■ **Brief**
Quote the data exactly, first line to the line containing "from matplotlib.patches import Rectangle", with no pictures.

>> BEGIN Dataset section

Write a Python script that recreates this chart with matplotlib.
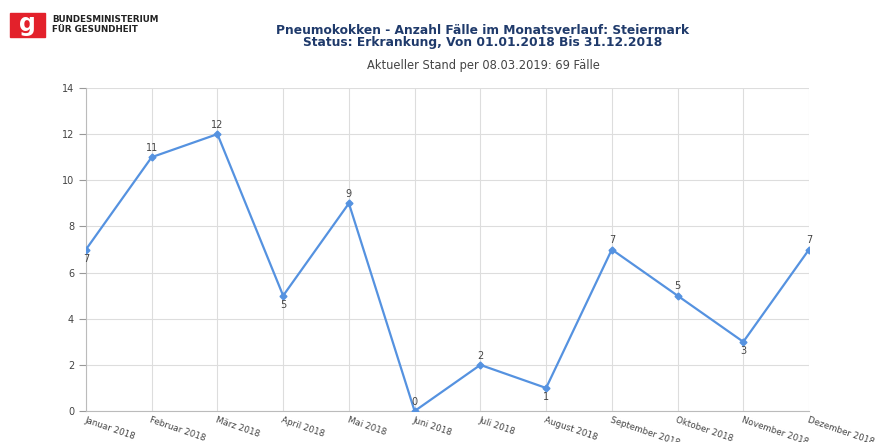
import matplotlib.pyplot as plt
from matplotlib.patches import Rectangle

months = ["Januar 2018", "Februar 2018", "März 2018", "April 2018", "Mai 2018",
          "Juni 2018", "Juli 2018", "August 2018", "September 2018",
          "Oktober 2018", "November 2018", "Dezember 2018"]
cases = [7, 11, 12, 5, 9, 0, 2, 1, 7, 5, 3, 7]
# where each value label sits relative to its point
label_side = ["below", "above", "above", "below", "above", "above",
              "above", "below", "above", "above", "below", "above"]
yticks = [0, 2, 4, 6, 8, 10, 12, 14]

line_color = "#5592e0"
text_gray = "#444444"
grid_gray = "#dddddd"

fig = plt.figure(figsize=(8.77, 4.42), dpi=100)
ax = fig.add_axes([0.098, 0.070, 0.8245, 0.731])

x = list(range(len(months)))
ax.plot(x, cases, color=line_color, lw=1.6, marker="D", ms=3.5,
        markerfacecolor=line_color, markeredgecolor=line_color, zorder=3)

for xi, v, side in zip(x, cases, label_side):
    if side == "above":
        ax.annotate(str(v), (xi, v), xytext=(0, 3), textcoords="offset points",
                    ha="center", va="bottom", fontsize=7, color=text_gray)
    else:
        ax.annotate(str(v), (xi, v), xytext=(0, -3), textcoords="offset points",
                    ha="center", va="top", fontsize=7, color=text_gray)

ax.set_xlim(0, len(months) - 1)
ax.set_ylim(0, 14)
ax.set_yticks(yticks)
ax.set_xticks(x)
ax.set_xticklabels(months, rotation=-19, ha="left", va="top",
                   rotation_mode="anchor", fontsize=6.3, color=text_gray)
ax.tick_params(axis="y", labelsize=7, labelcolor=text_gray, length=5,
               color="#999999", width=0.8)
ax.tick_params(axis="x", length=0, pad=3)
ax.grid(True, color=grid_gray, lw=0.8)
ax.set_axisbelow(True)
for s in ["top", "right"]:
    ax.spines[s].set_visible(False)
ax.spines["left"].set_color("#bbbbbb")
ax.spines["bottom"].set_color("#bbbbbb")

# logo block
fig.patches.append(Rectangle((10 / 877, 1 - 37 / 442), 35 / 877, 24 / 442,
                             transform=fig.transFigure, color="#e3212b"))
fig.text(27.5 / 877, 1 - 24 / 442, "g", ha="center", va="center",
         fontsize=17, fontweight="bold", color="white")
fig.text(52 / 877, 1 - 19 / 442, "BUNDESMINISTERIUM", ha="left", va="center",
         fontsize=6.3, fontweight="bold", color="#222222")
fig.text(52 / 877, 1 - 29 / 442, "FÜR GESUNDHEIT", ha="left", va="center",
         fontsize=6.3, fontweight="bold", color="#222222")

fig.text(483 / 877, 1 - 30 / 442,
         "Pneumokokken - Anzahl Fälle im Monatsverlauf: Steiermark",
         ha="center", va="center", fontsize=8.8, fontweight="bold", color="#1f3a6b")
fig.text(483 / 877, 1 - 42.5 / 442,
         "Status: Erkrankung, Von 01.01.2018 Bis 31.12.2018",
         ha="center", va="center", fontsize=8.8, fontweight="bold", color="#1f3a6b")
fig.text(483 / 877, 1 - 65 / 442, "Aktueller Stand per 08.03.2019: 69 Fälle",
         ha="center", va="center", fontsize=8.3, color=text_gray)

fig.savefig("out.png", dpi=100)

>> END Dataset section

■ **Task output**
Write a Python script that recreates this chart with matplotlib.
import matplotlib.pyplot as plt
from matplotlib.patches import Rectangle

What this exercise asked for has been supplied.